The barbs will make quick work of the shrimp.


----------



## SpaceLord (Feb 29, 2016)

Darkblade48 said:


> The barbs will make quick work of the shrimp.


Are you talking about barbs in general or the red cherry barbs?

The red cherry barb is like the glow light or neon tetra of the barb world. 

They don't bother anyone in my other 75 gallon tank and are very timid. 

Have you seen them eating the red cherry shrimp first hand or know someone who tried it? 

Thanks.


----------



## gregorylampron (Mar 28, 2016)

They pick antennae and legs until they notice there is a whole meal attached, esp. after molting. Your larger tank more than likely has enough room that your barbs in there are not fighting for food or territory.

Please keep hands off glass.


----------



## SpaceLord (Feb 29, 2016)

*


gregorylampron said:



They pick antennae and legs until they notice there is a whole meal attached, esp. after molting. Your larger tank more than likely has enough room that your barbs in there are not fighting for food or territory.

Please keep hands off glass.

Click to expand...

You have seen this happen before? 

Currently my cherry Barbs are inside my 75 gallon tank. I did add 2 big amano ( algae eating shrimp) which are much larger than cherry barb and look like mini lobsters. 

Do you think the amano shrimp are safe? 

Thanks. 
*


----------



## sfshrimp (May 24, 2016)

*barbs*

You cannot mix shrimp with fish period. The only fish that can co-exist with shrimp is the oto catfish.


----------



## Nlewis (Dec 1, 2015)

​


sfshrimp said:


> You cannot mix shrimp with fish period. The only fish that can co-exist with shrimp is the oto catfish.

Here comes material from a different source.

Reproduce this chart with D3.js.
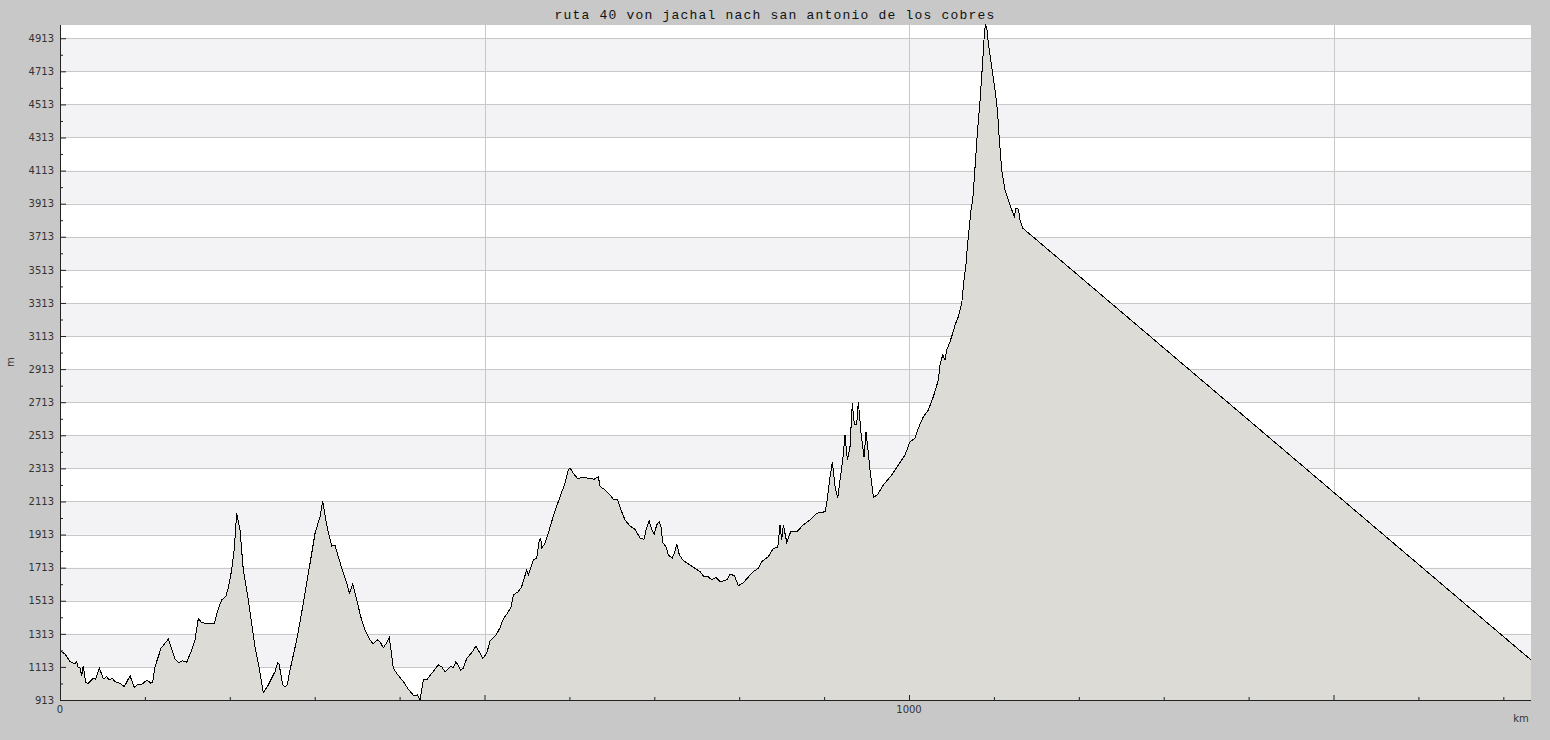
<!DOCTYPE html>
<html>
<head>
<meta charset="utf-8">
<script src="https://cdn.jsdelivr.net/npm/d3@7"></script>
<style>
  html, body { margin: 0; padding: 0; background: #c8c8c8; }
  svg { display: block; }
</style>
</head>
<body>
<svg id="chart" width="1550" height="740"></svg>
<script>
const title = "ruta 40 von jachal nach san antonio de los cobres";
const xUnit = "km";
const yUnit = "m";

const distanceKm = [
  0, 5.9, 11.8, 17.7, 19.7, 20.8, 23.6, 25.6, 27.4, 30.3, 33.3, 39.2, 42.1, 46.3, 51.0, 55.0, 58.1, 61.6, 64.8, 70.7,
  75.7, 82.5, 87.2, 92.2, 96.9, 102.5, 107.2, 109.2, 111.9, 119.0, 123.7, 127.6, 135.5, 140.2, 144.1, 149.2, 155.1, 159.0, 162.9, 166.9,
  172.8, 178.7, 181.7, 186.5, 190.5, 195.2, 198.2, 202.2, 205.3, 208.1, 212.0, 215.9, 221.8, 229.7, 233.6, 239.5, 245.4, 253.2, 256.4, 258.0,
  262.3, 265.0, 267.7, 270.9, 278.8, 286.6, 294.5, 300.4, 306.3, 309.4, 314.1, 320.0, 323.9, 327.8, 333.7, 337.7, 340.8, 344.8, 349.5, 354.2,
  359.3, 365.1, 369.0, 373.7, 376.9, 380.8, 384.8, 387.9, 392.6, 396.6, 404.4, 410.3, 417.0, 420.9, 424.0, 427.9, 431.9, 437.8, 445.6, 449.6,
  453.5, 459.4, 463.3, 466.4, 472.0, 475.0, 479.1, 484.9, 490.0, 497.9, 502.6, 506.7, 513.6, 518.0, 522.5, 527.0, 531.5, 534.0, 539.8, 543.8,
  549.7, 551.6, 555.6, 557.5, 561.5, 564.6, 566.2, 567.4, 571.3, 576.3, 580.3, 586.9, 594.8, 598.7, 600.7, 604.6, 609.3, 616.4, 624.3, 629.0,
  634.1, 636.1, 642.0, 647.8, 651.7, 656.4, 661.6, 665.5, 671.4, 677.3, 683.2, 687.9, 690.3, 693.8, 697.0, 700.0, 702.8, 705.6, 707.9, 709.9,
  713.8, 716.5, 721.2, 724.1, 726.4, 729.5, 734.2, 742.1, 748.0, 753.9, 758.6, 763.6, 767.6, 772.7, 777.4, 785.3, 789.2, 794.3, 799.0, 804.9,
  812.8, 816.6, 822.5, 826.5, 834.3, 840.2, 845.4, 848.1, 850.1, 852.0, 856.0, 860.7, 867.8, 875.5, 883.4, 891.3, 901.1, 903.1, 906.2, 909.7,
  912.9, 916.0, 918.8, 921.9, 924.6, 927.4, 930.5, 933.2, 935.6, 938.4, 940.3, 943.5, 947.0, 949.4, 954.1, 958.0, 962.7, 969.7, 979.6, 987.4,
  995.3, 1001.2, 1007.1, 1011.0, 1016.9, 1022.8, 1028.7, 1034.6, 1036.5, 1039.7, 1042.4, 1044.4, 1048.3, 1051.5, 1054.2, 1058.1, 1062.1, 1064.8, 1067.2, 1068.7,
  1071.1, 1073.1, 1075.1, 1077.8, 1080.5, 1083.7, 1086.4, 1088.8, 1089.9, 1091.6, 1093.4, 1097.4, 1101.3, 1104.1, 1106.4, 1109.2, 1113.1, 1117.0, 1121.0, 1124.1,
  1126.1, 1128.8, 1130.8, 1134.0, 1732.6
];

const elevationM = [
  1212, 1191, 1145, 1131, 1145, 1114, 1106, 1060, 1120, 1018, 1014, 1044, 1038, 1108, 1040, 1054, 1034, 1044, 1024, 1014,
  993, 1060, 990, 1008, 1010, 1034, 1014, 1024, 1114, 1226, 1256, 1280, 1159, 1139, 1151, 1141, 1215, 1276, 1405, 1380,
  1377, 1377, 1373, 1467, 1518, 1538, 1588, 1699, 1830, 2042, 1941, 1699, 1518, 1235, 1135, 957, 1004, 1084, 1139, 1131,
  1004, 990, 1004, 1094, 1276, 1498, 1739, 1921, 2021, 2118, 1971, 1844, 1850, 1779, 1679, 1619, 1558, 1614, 1518, 1417,
  1336, 1276, 1252, 1276, 1265, 1229, 1259, 1292, 1105, 1074, 1024, 978, 937, 943, 913, 1034, 1034, 1074, 1125, 1114,
  1084, 1114, 1111, 1145, 1094, 1105, 1165, 1199, 1239, 1165, 1195, 1272, 1306, 1347, 1407, 1437, 1477, 1548, 1568, 1598,
  1699, 1669, 1729, 1759, 1770, 1880, 1891, 1830, 1860, 1941, 2012, 2112, 2223, 2304, 2317, 2284, 2253, 2257, 2253, 2247,
  2263, 2203, 2183, 2152, 2126, 2126, 2051, 2001, 1965, 1945, 1891, 1885, 1941, 1997, 1941, 1917, 1971, 1991, 1957, 1864,
  1840, 1790, 1770, 1810, 1856, 1790, 1755, 1729, 1709, 1689, 1658, 1658, 1639, 1655, 1628, 1639, 1673, 1665, 1604, 1622,
  1669, 1689, 1709, 1749, 1779, 1830, 1836, 1971, 1880, 1971, 1866, 1931, 1931, 1971, 2001, 2042, 2051, 2102, 2233, 2354,
  2203, 2132, 2243, 2364, 2515, 2364, 2444, 2707, 2576, 2576, 2717, 2525, 2380, 2535, 2304, 2139, 2152, 2213, 2273, 2334,
  2394, 2475, 2495, 2556, 2626, 2666, 2747, 2848, 2938, 2999, 2969, 3029, 3079, 3130, 3180, 3230, 3311, 3452, 3553, 3654,
  3775, 3876, 3936, 4137, 4339, 4541, 4742, 4944, 4993, 4974, 4883, 4742, 4601, 4480, 4299, 4117, 3996, 3936, 3876, 3835,
  3886, 3880, 3815, 3765, 1155
];

const yTickValues = [913, 1113, 1313, 1513, 1713, 1913, 2113, 2313, 2513, 2713, 2913, 3113, 3313, 3513, 3713, 3913, 4113, 4313, 4513, 4713, 4913];
const xLabelValues = [0, 1000];
const xGridValues = [500, 1000, 1500];

const data = distanceKm.map((d, i) => ({ km: d, m: elevationM[i] }));

const svg = d3.select("#chart");
const W = 1550, H = 740;
const margin = { left: 60, right: 19, top: 25, bottom: 40 };
const plotW = W - margin.left - margin.right;
const plotH = H - margin.top - margin.bottom;

const x = d3.scaleLinear().domain(d3.extent(distanceKm)).range([margin.left, margin.left + plotW]);
const y = d3.scaleLinear().domain(d3.extent(elevationM)).range([margin.top + plotH, margin.top]);

// plot background
svg.append("rect").attr("x", margin.left).attr("y", margin.top).attr("width", plotW).attr("height", plotH).attr("fill", "#ffffff");

// alternating bands
const bands = svg.append("g");
for (let i = 0; i < yTickValues.length - 1; i++) {
  if (i % 2 === 1) {
    const a = yTickValues[i], b = yTickValues[i + 1];
    bands.append("rect")
      .attr("x", margin.left).attr("width", plotW)
      .attr("y", y(b)).attr("height", y(a) - y(b))
      .attr("fill", "#f3f2f5");
  }
}

// grid lines
const grid = svg.append("g").attr("stroke", "#c8c8c8").attr("stroke-width", 1).attr("shape-rendering", "crispEdges");
yTickValues.forEach(v => {
  grid.append("line").attr("x1", margin.left).attr("x2", margin.left + plotW).attr("y1", Math.round(y(v)) + 0.5).attr("y2", Math.round(y(v)) + 0.5);
});
xGridValues.forEach(v => {
  grid.append("line").attr("y1", margin.top).attr("y2", margin.top + plotH).attr("x1", Math.round(x(v)) + 0.5).attr("x2", Math.round(x(v)) + 0.5);
});

// area + line
const area = d3.area().x(d => x(d.km)).y0(y(d3.min(elevationM))).y1(d => y(d.m));
const line = d3.line().x(d => x(d.km)).y(d => y(d.m));
svg.append("path").datum(data).attr("d", area).attr("fill", "#dcdbd6");
svg.append("path").datum(data).attr("d", line).attr("fill", "none").attr("stroke", "#000").attr("stroke-width", 1)
  .attr("shape-rendering", "crispEdges");

// axes
const axisColor = "#222";
const fontFam = "'DejaVu Sans', sans-serif";

// Y axis: ticks inside plot
const yAxis = d3.axisRight(y).tickValues(yTickValues).tickSize(6).tickFormat(d3.format("d"));
const yg = svg.append("g").attr("transform", `translate(${margin.left},0)`).call(yAxis);
yg.select(".domain").remove();
yg.selectAll("line").attr("stroke", axisColor);
yg.selectAll("text").attr("x", -6).attr("text-anchor", "end").attr("font-family", fontFam).attr("font-size", 10).attr("fill", "#333");
const yMinor = d3.axisRight(y).tickValues(yTickValues.slice(0, -1).map((v, i) => (v + yTickValues[i + 1]) / 2)).tickSize(3).tickFormat("");
const ym = svg.append("g").attr("transform", `translate(${margin.left},0)`).call(yMinor);
ym.select(".domain").remove();
ym.selectAll("line").attr("stroke", axisColor);

// X axis: ticks inside plot (upward)
const xMinorVals = d3.range(100, x.domain()[1], 100);
const xAxisMinor = d3.axisTop(x).tickValues(xMinorVals.filter(v => v % 500 !== 0)).tickSize(3).tickFormat("");
const xm = svg.append("g").attr("transform", `translate(0,${margin.top + plotH})`).call(xAxisMinor);
xm.select(".domain").remove();
xm.selectAll("line").attr("stroke", axisColor);
const xAxisMajor = d3.axisTop(x).tickValues([0, 500, 1000, 1500]).tickSize(5).tickFormat("");
const xM = svg.append("g").attr("transform", `translate(0,${margin.top + plotH})`).call(xAxisMajor);
xM.select(".domain").remove();
xM.selectAll("line").attr("stroke", axisColor);

svg.append("g").selectAll("text").data(xLabelValues).join("text")
  .attr("x", d => x(d)).attr("y", margin.top + plotH + 13)
  .attr("text-anchor", "middle").attr("font-family", fontFam).attr("font-size", 10).attr("fill", "#333")
  .text(d => d);

// axis lines
svg.append("line").attr("x1", margin.left + 0.5).attr("x2", margin.left + 0.5).attr("y1", margin.top).attr("y2", margin.top + plotH + 0.5).attr("stroke", axisColor);
svg.append("line").attr("x1", margin.left).attr("x2", margin.left + plotW).attr("y1", margin.top + plotH + 0.5).attr("y2", margin.top + plotH + 0.5).attr("stroke", axisColor);

// unit labels
svg.append("text").attr("x", 1521).attr("y", 722).attr("text-anchor", "middle").attr("font-family", fontFam).attr("font-size", 10).attr("fill", "#333").text(xUnit);
svg.append("text").attr("transform", "translate(14,362) rotate(-90)").attr("text-anchor", "middle").attr("font-family", fontFam).attr("font-size", 10).attr("fill", "#333").text(yUnit);

// title
svg.append("text").attr("x", W / 2).attr("y", 19).attr("text-anchor", "middle")
  .attr("font-family", "'Liberation Mono', 'DejaVu Sans Mono', monospace").attr("font-size", 13)
  .attr("letter-spacing", "1.2px").attr("fill", "#111").text(title);
</script>
</body>
</html>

This is not always true. I keep shrimp in a tank with Apistos and they coexist.


----------



## WetFfox (Jul 31, 2015)

i keep red cherry shrimp with rummy nose, neons, Harlequin Rasbora and a very docile Beta.

shrimp thrive in that tank


----------



## Goomie (Jul 21, 2015)

I wouldn't suggest keeping shrimp with cherry barbs. My cherry barbs are not at all timid. They run my tank. If it wasn't for the fact that they're small they would probably pick the fins off the other fish. 

They're not aggressive, just extremely active and always looking for a meal.


----------



## SpaceLord (Feb 29, 2016)

WetFfox said:


> i keep red cherry shrimp with rummy nose, neons, Harlequin Rasbora and a very docile Beta.
> 
> shrimp thrive in that tank


So:

rummy nose tetra: YES
Neon Tetra: YES
Glow Light Tetra: YES
White Cloud: YES 
Precilla Tetra: ???? Peaceful and max size 2 inches(like other 3 tetra on the list) 

Any idea about the Priscilla Tetra or the cherry barb in your opinion? Also, do you agree with my mini list of fish ok with red cherry shrimp? 

Thanks.


----------



## trapperwolves (Nov 26, 2011)

I keep shrimp in all of my tanks with no problems. 3 of my tanks have small sized fish like celestrial pearl danios, chili rasboras, and ember tetras (See my signature). They don't bother my shrimp at all although I imagine they will grab a baby shrimp or 2. That's why I keep my tanks heavily planted to give the babies plenty of places to hide. I went with the colored theme like you were discussing. The chili rasboras and cherry shrimp are my red tank. The ember tetras and the orange shrimp are my--obviously--orange tank.


----------